Ces dernières semaines, le pape a rencontré des représentants chinois et vietnamiens, alors que les ponts étaient coupés depuis la naissance des deux régimes communistes. Pour ces derniers, il est difficile d'envisager la liberté de culte et, surtout, l'obédience des évêques au Vatican, un pouvoir étranger, occidental de surcroît. Comment opère-t-il ce rapprochement ?

COURTISER LES PRÉSIDENTS

Le pape François a reçu cette semaine le président vietnamien, Trân Dai Quang, au Vatican pour un « entretien amical ». Cette visite, la première d'un chef d'État des pays communistes asiatiques, suit trois années ponctuées par la relation épistolaire du pape avec Xi Jinping, le président de la Chine. Après leur élection, à quelques semaines de distance au début de 2013, ils s'étaient tous deux envoyé des lettres personnelles de félicitations. Le pape a innové à l'été 2014 en envoyant un message à Xi alors qu'il survolait la Chine, en route pour Séoul, avant de lui envoyer une invitation à une rencontre, la première lancée par un pape. Depuis, deux rencontres ont failli avoir lieu lors de conférences internationales, la dernière en date à l'ONU, il y a un an. Et cet automne, Xi Jinping a envoyé un « cadeau », dont la nature n'a pas été précisée, à François.

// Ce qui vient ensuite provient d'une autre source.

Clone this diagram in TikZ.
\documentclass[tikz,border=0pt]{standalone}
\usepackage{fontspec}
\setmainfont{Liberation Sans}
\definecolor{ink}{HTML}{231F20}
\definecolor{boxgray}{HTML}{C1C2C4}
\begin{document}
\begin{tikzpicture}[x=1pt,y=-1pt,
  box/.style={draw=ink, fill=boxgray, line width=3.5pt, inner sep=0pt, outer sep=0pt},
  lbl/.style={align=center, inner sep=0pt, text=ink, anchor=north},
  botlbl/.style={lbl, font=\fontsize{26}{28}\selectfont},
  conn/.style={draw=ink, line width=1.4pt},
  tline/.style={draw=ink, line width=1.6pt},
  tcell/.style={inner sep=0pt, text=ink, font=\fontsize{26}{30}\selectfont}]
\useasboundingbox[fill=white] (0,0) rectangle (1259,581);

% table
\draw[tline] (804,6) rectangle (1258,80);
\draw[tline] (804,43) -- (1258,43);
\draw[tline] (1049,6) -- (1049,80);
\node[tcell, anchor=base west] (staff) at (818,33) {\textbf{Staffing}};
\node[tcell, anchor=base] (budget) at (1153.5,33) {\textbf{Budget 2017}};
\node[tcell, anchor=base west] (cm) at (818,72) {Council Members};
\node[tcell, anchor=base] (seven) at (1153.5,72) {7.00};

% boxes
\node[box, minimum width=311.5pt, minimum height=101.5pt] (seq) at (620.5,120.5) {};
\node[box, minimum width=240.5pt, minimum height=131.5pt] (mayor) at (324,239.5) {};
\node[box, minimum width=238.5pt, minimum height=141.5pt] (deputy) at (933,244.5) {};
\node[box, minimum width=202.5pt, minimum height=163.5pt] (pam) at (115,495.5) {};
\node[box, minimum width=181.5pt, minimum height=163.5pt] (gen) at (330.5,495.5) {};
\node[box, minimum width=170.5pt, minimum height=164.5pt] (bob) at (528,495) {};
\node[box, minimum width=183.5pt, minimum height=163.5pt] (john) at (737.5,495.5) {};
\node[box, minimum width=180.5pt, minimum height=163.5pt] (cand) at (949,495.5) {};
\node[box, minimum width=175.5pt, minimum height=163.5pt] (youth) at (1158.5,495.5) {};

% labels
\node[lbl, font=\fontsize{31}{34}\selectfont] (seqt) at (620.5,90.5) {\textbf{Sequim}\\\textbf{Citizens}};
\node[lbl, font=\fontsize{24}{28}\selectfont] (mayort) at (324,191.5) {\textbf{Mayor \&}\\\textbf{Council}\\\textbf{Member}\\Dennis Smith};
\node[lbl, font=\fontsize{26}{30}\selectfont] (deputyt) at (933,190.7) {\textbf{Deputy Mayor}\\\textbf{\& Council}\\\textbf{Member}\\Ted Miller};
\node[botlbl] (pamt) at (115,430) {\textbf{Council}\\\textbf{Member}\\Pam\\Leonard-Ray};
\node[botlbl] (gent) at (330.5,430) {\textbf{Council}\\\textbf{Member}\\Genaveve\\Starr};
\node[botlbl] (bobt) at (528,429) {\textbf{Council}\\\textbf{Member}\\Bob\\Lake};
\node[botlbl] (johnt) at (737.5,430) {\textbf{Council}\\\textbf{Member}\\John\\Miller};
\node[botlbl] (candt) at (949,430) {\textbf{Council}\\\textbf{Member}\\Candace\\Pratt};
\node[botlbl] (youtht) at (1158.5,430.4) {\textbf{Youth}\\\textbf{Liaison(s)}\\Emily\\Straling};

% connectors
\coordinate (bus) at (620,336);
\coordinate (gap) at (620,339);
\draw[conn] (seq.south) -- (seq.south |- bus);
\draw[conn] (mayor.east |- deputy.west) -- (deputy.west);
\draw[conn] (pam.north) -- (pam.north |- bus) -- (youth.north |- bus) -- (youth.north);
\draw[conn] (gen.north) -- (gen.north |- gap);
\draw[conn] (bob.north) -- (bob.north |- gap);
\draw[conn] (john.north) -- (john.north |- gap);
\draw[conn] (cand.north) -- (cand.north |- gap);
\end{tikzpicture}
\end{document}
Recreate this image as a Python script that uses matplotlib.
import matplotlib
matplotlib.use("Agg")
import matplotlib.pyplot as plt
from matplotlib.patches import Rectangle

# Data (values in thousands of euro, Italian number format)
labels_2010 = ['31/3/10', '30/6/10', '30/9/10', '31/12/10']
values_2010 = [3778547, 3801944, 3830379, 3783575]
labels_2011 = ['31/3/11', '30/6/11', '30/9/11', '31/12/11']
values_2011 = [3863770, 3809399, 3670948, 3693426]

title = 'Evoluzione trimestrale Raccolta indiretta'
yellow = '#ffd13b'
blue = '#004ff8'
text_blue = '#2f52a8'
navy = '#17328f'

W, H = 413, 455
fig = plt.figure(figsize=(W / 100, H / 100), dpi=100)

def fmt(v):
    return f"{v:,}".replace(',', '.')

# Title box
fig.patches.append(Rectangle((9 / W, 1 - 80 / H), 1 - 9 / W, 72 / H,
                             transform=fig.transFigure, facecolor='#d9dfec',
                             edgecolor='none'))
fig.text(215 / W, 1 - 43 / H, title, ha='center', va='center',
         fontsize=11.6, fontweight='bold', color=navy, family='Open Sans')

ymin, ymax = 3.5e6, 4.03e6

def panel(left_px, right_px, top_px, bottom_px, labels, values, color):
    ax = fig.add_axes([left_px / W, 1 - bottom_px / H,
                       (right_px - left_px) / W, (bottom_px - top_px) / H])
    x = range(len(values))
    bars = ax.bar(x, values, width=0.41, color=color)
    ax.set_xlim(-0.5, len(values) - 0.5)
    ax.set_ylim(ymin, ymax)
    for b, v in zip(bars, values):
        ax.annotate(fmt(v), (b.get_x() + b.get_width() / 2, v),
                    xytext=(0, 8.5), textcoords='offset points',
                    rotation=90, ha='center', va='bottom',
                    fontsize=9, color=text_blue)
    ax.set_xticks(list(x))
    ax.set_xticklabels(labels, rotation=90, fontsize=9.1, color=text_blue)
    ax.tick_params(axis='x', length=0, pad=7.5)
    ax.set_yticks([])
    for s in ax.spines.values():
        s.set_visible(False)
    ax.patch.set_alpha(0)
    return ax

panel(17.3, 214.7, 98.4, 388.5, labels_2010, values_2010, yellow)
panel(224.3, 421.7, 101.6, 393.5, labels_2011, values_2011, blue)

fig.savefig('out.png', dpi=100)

NOMMER UN CARDINAL QUI DISCUTERA AVEC LE VIÊTNAM

L'an dernier, un cardinal vietnamien a été nommé, Pierre Nguyên Van Nhon, archevêque de Hanoi. Il est beaucoup plus jeune que l'autre cardinal vietnamien, qui a 81 ans et a été nommé en 2003. Les vaticanistes ont fait un lien entre la nomination de Mgr Nguyên et la visite, l'année précédente, d'une délégation vietnamienne à la nomination de Pietro Parolin au collège des cardinaux, une première en pays communiste. Mgr Parolin a été le principal artisan du rapprochement entre Rome et Hanoi, qui a débuté voilà 25 ans et s'est accéléré avec la création d'un groupe de travail conjoint, en 2009, qui s'est réuni pour la sixième fois le mois dernier. À titre de comparaison, le seul cardinal chinois, Joseph Zen de Hong Kong, est souvent critique à l'endroit de Pékin et le Vatican a dû à deux reprises depuis 30 ans recourir à la nomination secrète de cardinaux, dite in pectore.

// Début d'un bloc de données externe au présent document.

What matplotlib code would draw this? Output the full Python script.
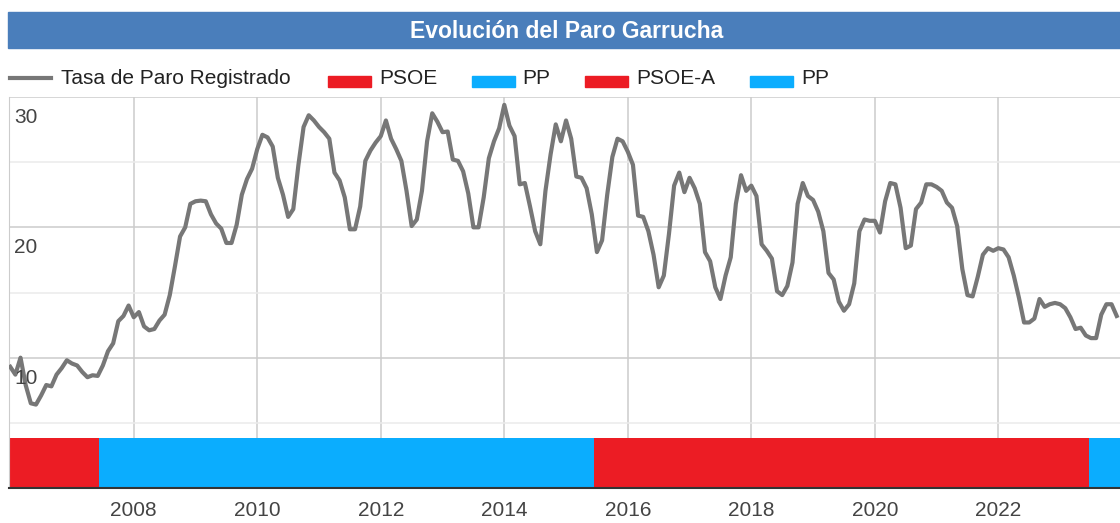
import matplotlib.pyplot as plt
from matplotlib.patches import Rectangle
from matplotlib.lines import Line2D

plt.rcParams['font.family'] = ['Liberation Sans', 'DejaVu Sans']

# tasa de paro registrado, valores mensuales (ene-dic) por año
paro_2006 = [9.3, 8.7, 10.0, 7.9, 6.5, 6.4, 7.1, 7.9, 7.8, 8.7, 9.2, 9.8]
paro_2007 = [9.55, 9.4, 8.9, 8.5, 8.65, 8.6, 9.4, 10.5, 11.1, 12.8, 13.2, 14.0]
paro_2008 = [13.1, 13.5, 12.4, 12.1, 12.2, 12.85, 13.3, 14.8, 17.0, 19.3, 20.0, 21.8]
paro_2009 = [22.0, 22.05, 22.0, 21.0, 20.3, 19.9, 18.8, 18.8, 20.2, 22.5, 23.7, 24.5]
paro_2010 = [26.0, 27.1, 26.9, 26.2, 23.8, 22.5, 20.8, 21.4, 24.8, 27.7, 28.6, 28.2]
paro_2011 = [27.7, 27.3, 26.8, 24.2, 23.6, 22.3, 19.85, 19.85, 21.6, 25.1, 25.9, 26.5]
paro_2012 = [27.0, 28.2, 26.8, 26.0, 25.1, 22.8, 20.1, 20.6, 22.8, 26.6, 28.75, 28.1]
paro_2013 = [27.3, 27.35, 25.2, 25.1, 24.3, 22.6, 20.0, 20.0, 22.3, 25.3, 26.6, 27.6]
paro_2014 = [29.4, 27.8, 27.0, 23.3, 23.4, 21.6, 19.7, 18.7, 22.8, 25.6, 27.9, 26.6]
paro_2015 = [28.2, 26.8, 23.9, 23.8, 23.0, 21.0, 18.1, 19.0, 22.5, 25.4, 26.8, 26.6]
paro_2016 = [25.8, 24.8, 20.9, 20.8, 19.7, 17.9, 15.4, 16.3, 19.5, 23.2, 24.2, 22.7]
paro_2017 = [23.8, 23.0, 21.8, 18.1, 17.4, 15.4, 14.5, 16.3, 17.7, 21.8, 24.0, 22.8]
paro_2018 = [23.2, 22.4, 18.7, 18.2, 17.6, 15.1, 14.8, 15.5, 17.3, 21.8, 23.4, 22.4]
paro_2019 = [22.1, 21.2, 19.7, 16.5, 16.0, 14.3, 13.6, 14.1, 15.7, 19.7, 20.6, 20.5]
paro_2020 = [20.5, 19.6, 22.0, 23.4, 23.3, 21.5, 18.4, 18.6, 21.4, 21.9, 23.3, 23.3]
paro_2021 = [23.1, 22.8, 21.9, 21.5, 20.1, 16.8, 14.8, 14.7, 16.2, 17.9, 18.4, 18.2]
paro_2022 = [18.4, 18.3, 17.7, 16.3, 14.6, 12.7, 12.7, 13.0, 14.5, 13.9, 14.1, 14.2]
paro_2023 = [14.1, 13.8, 13.1, 12.2, 12.3, 11.7, 11.5, 11.5, 13.3, 14.1, 14.1, 13.2]

years = list(range(2006, 2024))
paro = (paro_2006 + paro_2007 + paro_2008 + paro_2009 + paro_2010 + paro_2011 +
        paro_2012 + paro_2013 + paro_2014 + paro_2015 + paro_2016 + paro_2017 +
        paro_2018 + paro_2019 + paro_2020 + paro_2021 + paro_2022 + paro_2023)
fechas = [y + m / 12 for y in years for m in range(12)]

# gobiernos
partidos = ['PSOE', 'PP', 'PSOE-A', 'PP']
inicio = [2006.0, 2007.43, 2015.45, 2023.47]
fin = [2007.43, 2015.45, 2023.47, 2024.5]
colores = ['#ec1c24', '#0badfe', '#ec1c24', '#0badfe']

W, H = 1120, 523
fig = plt.figure(figsize=(W / 100, H / 100), dpi=100)

# barra del titulo
fig.add_artist(Rectangle((8 / W, 1 - 48 / H), 1112 / W, 36 / H,
                         transform=fig.transFigure, color='#4a7ebb'))
fig.text(567 / W, 1 - 38 / H, 'Evolución del Paro Garrucha', ha='center',
         va='baseline', color='white', fontsize=16.5, fontweight='bold')

# leyenda
fig.add_artist(Line2D([10 / W, 51 / W], [1 - 78 / H, 1 - 78 / H], color='#777777',
                      lw=3, transform=fig.transFigure))
fig.text(61 / W, 1 - 84 / H, 'Tasa de Paro Registrado', va='baseline',
         fontsize=15, color='#222222')
sw_x = [328, 472, 585, 750]
tx_x = [379, 522, 636, 801]
for p, c, sx, tx in zip(partidos, colores, sw_x, tx_x):
    fig.add_artist(Rectangle((sx / W, 1 - 87 / H), 43 / W, 11 / H,
                             transform=fig.transFigure, color=c))
    fig.text(tx / W, 1 - 84 / H, p, va='baseline', fontsize=15, color='#222222')

ax = fig.add_axes([9 / W, 1 - 488 / H, 1 - 9 / W, (488 - 97) / H])

band_top = 3.83
for s, e, c in zip(inicio, fin, colores):
    ax.bar(s, band_top, width=e - s, bottom=0, align='edge', color=c,
           linewidth=0, zorder=2)

ax.plot(fechas, paro, color='#777777', lw=3, zorder=3, solid_joinstyle='round')

ax.set_xlim(2005.98, 2023.97)
ax.set_ylim(0, 30)
ax.set_xticks(range(2008, 2023, 2))
ax.set_yticks([10, 20, 30])
ax.set_yticks([5, 15, 25], minor=True)
ax.set_yticklabels([])
ax.tick_params(axis='both', which='both', length=0)
ax.tick_params(axis='x', pad=9, labelsize=15, labelcolor='#444444')
ax.set_axisbelow(True)
ax.grid(which='major', color='#cccccc', lw=1.1)
ax.grid(which='minor', axis='y', color='#ebebeb', lw=1.1)

for v in [10, 20, 30]:
    ax.annotate(str(v), xy=(0, v), xycoords=('axes fraction', 'data'),
                xytext=(5, -26), textcoords='offset pixels', va='baseline',
                ha='left', fontsize=15, color='#444444', zorder=4)

for side in ['top', 'right']:
    ax.spines[side].set_visible(False)
ax.spines['left'].set_color('#cccccc')
ax.spines['bottom'].set_color('#333333')
ax.spines['bottom'].set_linewidth(1.5)

fig.savefig('out.png', dpi=100)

S'ENTENDRE SUR LA NOMINATION D'ÉVÊQUES

Le modèle est simple : les évêques nommés par le Vatican et ceux de l'Église officielle chinoise, non reconnus par le Vatican, s'entendent sur des prêtres candidats à l'épiscopat, dressant une liste où le Vatican choisit ses prochains évêques. C'est l'approche appliquée au Viêtnam depuis 2011. Mais après l'annonce d'une entente imminente, en août dernier, par l'archevêque de Hong Kong, Joseph Zen, la Chine semble faire marche arrière avec la nomination au début du mois de novembre d'un autre évêque catholique non reconnu par le Vatican. « La Chine semble tenir à ce que les huit évêques nommés par l'Église officielle soient reconnus, ce qui est inacceptable pour le Vatican », expliquait récemment John Allen, vaticaniste du site américain Crux. Le Vatican a nommé une cinquantaine d'évêques chinois. En 2012, une nomination conjointe avait été faite, celle de Mgr Thaddeus Ma Daquin de Shanghai, mais il a depuis fait des vagues en dénonçant l'Église officielle du gouvernement chinois, puis en s'en rapprochant.

PENDANT CE TEMPS, LA CHINE FERME DES ÉGLISES

Depuis deux ans, plus de 2000 églises et temples chrétiens ont été fermés en Chine, selon l'ONG américaine Open Doors USA. Parfois, il s'agissait d'assemblées dans la demeure d'un pasteur protestant. Le régime communiste a de plus enlevé les croix de 1200 églises, surtout dans le centre-est du pays, où se concentrent les chrétiens catholiques et protestants. Une nouvelle loi chinoise adoptée cet automne, qui prévoit notamment une amende salée pour les prêtres non autorisés organisant des messes, laisse craindre un durcissement de la répression religieuse dans l'empire du Milieu. Deux évêques sont emprisonnés depuis respectivement 15 et 19 ans.